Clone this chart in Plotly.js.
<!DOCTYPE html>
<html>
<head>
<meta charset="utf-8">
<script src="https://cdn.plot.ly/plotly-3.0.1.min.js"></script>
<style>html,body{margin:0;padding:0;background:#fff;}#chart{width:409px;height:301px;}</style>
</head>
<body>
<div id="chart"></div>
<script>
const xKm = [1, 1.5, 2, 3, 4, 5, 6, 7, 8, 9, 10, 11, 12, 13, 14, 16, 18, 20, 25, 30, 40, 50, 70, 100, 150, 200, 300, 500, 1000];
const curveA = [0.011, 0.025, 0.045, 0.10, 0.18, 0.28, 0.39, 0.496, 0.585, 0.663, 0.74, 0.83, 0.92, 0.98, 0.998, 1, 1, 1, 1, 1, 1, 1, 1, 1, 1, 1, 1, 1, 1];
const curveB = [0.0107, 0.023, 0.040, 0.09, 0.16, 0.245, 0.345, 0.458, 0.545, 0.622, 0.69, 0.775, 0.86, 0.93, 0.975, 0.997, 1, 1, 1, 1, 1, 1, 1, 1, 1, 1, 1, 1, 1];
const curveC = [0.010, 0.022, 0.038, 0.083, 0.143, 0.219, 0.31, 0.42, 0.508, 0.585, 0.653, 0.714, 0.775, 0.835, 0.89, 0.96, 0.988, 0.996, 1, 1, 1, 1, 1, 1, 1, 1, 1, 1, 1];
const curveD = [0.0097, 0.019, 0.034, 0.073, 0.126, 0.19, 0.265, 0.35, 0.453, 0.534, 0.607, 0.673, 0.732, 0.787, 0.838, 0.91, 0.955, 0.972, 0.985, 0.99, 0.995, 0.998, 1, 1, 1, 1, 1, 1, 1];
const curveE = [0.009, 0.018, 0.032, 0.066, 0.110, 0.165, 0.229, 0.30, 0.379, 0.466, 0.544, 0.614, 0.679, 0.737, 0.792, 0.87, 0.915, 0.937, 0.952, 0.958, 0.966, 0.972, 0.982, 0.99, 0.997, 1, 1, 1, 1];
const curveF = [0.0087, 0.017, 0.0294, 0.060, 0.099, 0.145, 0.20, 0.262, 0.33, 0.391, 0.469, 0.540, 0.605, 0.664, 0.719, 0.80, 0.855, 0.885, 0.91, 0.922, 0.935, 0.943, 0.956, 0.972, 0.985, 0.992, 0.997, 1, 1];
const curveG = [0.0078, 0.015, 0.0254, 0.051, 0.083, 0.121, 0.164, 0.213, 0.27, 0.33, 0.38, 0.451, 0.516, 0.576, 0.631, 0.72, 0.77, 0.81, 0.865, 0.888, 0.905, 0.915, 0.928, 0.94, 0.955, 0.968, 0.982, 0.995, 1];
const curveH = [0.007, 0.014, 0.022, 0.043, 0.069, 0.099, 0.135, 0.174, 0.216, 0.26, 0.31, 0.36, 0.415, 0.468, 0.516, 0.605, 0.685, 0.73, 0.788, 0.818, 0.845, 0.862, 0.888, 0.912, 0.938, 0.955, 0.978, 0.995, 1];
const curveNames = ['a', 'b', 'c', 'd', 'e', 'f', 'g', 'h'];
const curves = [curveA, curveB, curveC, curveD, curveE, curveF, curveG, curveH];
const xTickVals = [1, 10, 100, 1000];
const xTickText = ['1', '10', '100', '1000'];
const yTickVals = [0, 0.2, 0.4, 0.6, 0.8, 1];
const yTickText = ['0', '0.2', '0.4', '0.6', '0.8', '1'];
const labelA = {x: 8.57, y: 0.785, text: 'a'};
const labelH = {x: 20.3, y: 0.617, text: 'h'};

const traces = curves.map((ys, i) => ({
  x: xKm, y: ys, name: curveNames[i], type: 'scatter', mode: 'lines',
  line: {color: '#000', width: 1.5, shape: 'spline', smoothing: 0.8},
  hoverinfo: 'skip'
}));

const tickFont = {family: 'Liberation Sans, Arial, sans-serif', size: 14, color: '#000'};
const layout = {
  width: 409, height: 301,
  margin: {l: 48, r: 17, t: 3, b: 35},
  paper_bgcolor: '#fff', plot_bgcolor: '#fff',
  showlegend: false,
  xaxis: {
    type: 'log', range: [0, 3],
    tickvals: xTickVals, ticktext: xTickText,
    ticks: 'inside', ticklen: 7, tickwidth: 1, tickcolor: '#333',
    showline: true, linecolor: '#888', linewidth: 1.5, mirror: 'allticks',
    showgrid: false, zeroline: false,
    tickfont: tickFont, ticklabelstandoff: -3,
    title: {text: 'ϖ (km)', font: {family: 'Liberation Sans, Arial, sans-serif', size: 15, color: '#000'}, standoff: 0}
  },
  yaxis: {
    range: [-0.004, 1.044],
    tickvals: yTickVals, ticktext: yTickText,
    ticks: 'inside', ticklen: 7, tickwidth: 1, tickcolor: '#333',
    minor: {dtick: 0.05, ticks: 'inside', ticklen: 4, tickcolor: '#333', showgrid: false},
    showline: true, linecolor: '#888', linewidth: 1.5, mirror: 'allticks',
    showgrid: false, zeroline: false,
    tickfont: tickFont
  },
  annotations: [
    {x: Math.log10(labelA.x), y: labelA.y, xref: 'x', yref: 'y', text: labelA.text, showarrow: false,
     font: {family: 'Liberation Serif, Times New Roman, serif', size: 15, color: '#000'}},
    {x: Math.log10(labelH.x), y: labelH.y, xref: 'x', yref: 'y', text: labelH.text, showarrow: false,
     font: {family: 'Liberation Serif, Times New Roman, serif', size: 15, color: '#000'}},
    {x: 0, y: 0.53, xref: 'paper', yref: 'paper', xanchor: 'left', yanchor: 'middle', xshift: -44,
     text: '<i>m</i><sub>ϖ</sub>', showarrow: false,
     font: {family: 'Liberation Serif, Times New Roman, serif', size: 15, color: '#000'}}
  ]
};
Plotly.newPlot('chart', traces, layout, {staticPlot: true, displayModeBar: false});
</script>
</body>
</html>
...
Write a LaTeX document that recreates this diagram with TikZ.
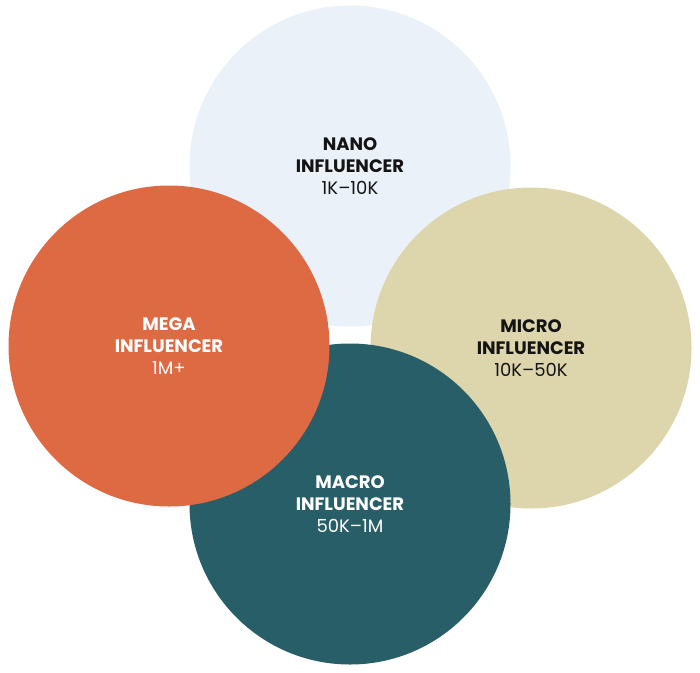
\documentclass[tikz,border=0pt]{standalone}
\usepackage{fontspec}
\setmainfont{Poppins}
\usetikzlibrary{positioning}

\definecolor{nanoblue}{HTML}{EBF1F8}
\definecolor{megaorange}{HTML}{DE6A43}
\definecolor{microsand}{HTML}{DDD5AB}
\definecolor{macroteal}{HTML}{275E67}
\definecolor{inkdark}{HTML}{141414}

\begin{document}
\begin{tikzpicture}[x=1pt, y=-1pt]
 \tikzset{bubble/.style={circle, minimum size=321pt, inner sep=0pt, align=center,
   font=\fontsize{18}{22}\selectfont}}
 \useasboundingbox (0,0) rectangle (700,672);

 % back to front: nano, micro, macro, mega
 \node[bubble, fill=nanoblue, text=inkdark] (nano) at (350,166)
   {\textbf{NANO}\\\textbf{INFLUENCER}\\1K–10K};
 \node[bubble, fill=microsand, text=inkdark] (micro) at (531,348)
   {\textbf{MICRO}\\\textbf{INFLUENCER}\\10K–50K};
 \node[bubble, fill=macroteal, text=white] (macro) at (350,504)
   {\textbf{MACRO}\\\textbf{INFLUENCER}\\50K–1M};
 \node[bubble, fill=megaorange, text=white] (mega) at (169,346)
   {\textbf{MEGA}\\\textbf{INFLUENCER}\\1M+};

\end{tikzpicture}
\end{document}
...
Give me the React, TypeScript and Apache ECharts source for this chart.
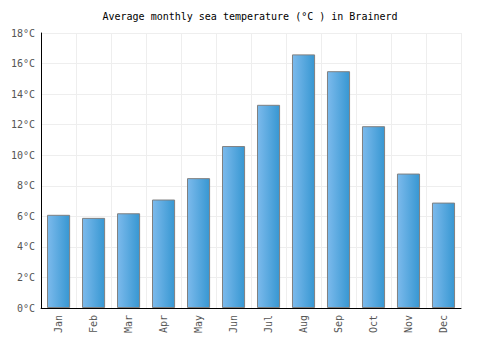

Objective: Look above for the line with "Write a LaTeX", then print it and each line after it down to and including the line with "(0,0) rectangle (700,672);". Leave out the pictures and keep the wording exact.

Written answer:
Write a LaTeX document that recreates this diagram with TikZ.
\documentclass[tikz,border=0pt]{standalone}
\usepackage{fontspec}
\setmainfont{Poppins}
\usetikzlibrary{positioning}

\definecolor{nanoblue}{HTML}{EBF1F8}
\definecolor{megaorange}{HTML}{DE6A43}
\definecolor{microsand}{HTML}{DDD5AB}
\definecolor{macroteal}{HTML}{275E67}
\definecolor{inkdark}{HTML}{141414}

\begin{document}
\begin{tikzpicture}[x=1pt, y=-1pt]
 \tikzset{bubble/.style={circle, minimum size=321pt, inner sep=0pt, align=center,
   font=\fontsize{18}{22}\selectfont}}
 \useasboundingbox (0,0) rectangle (700,672);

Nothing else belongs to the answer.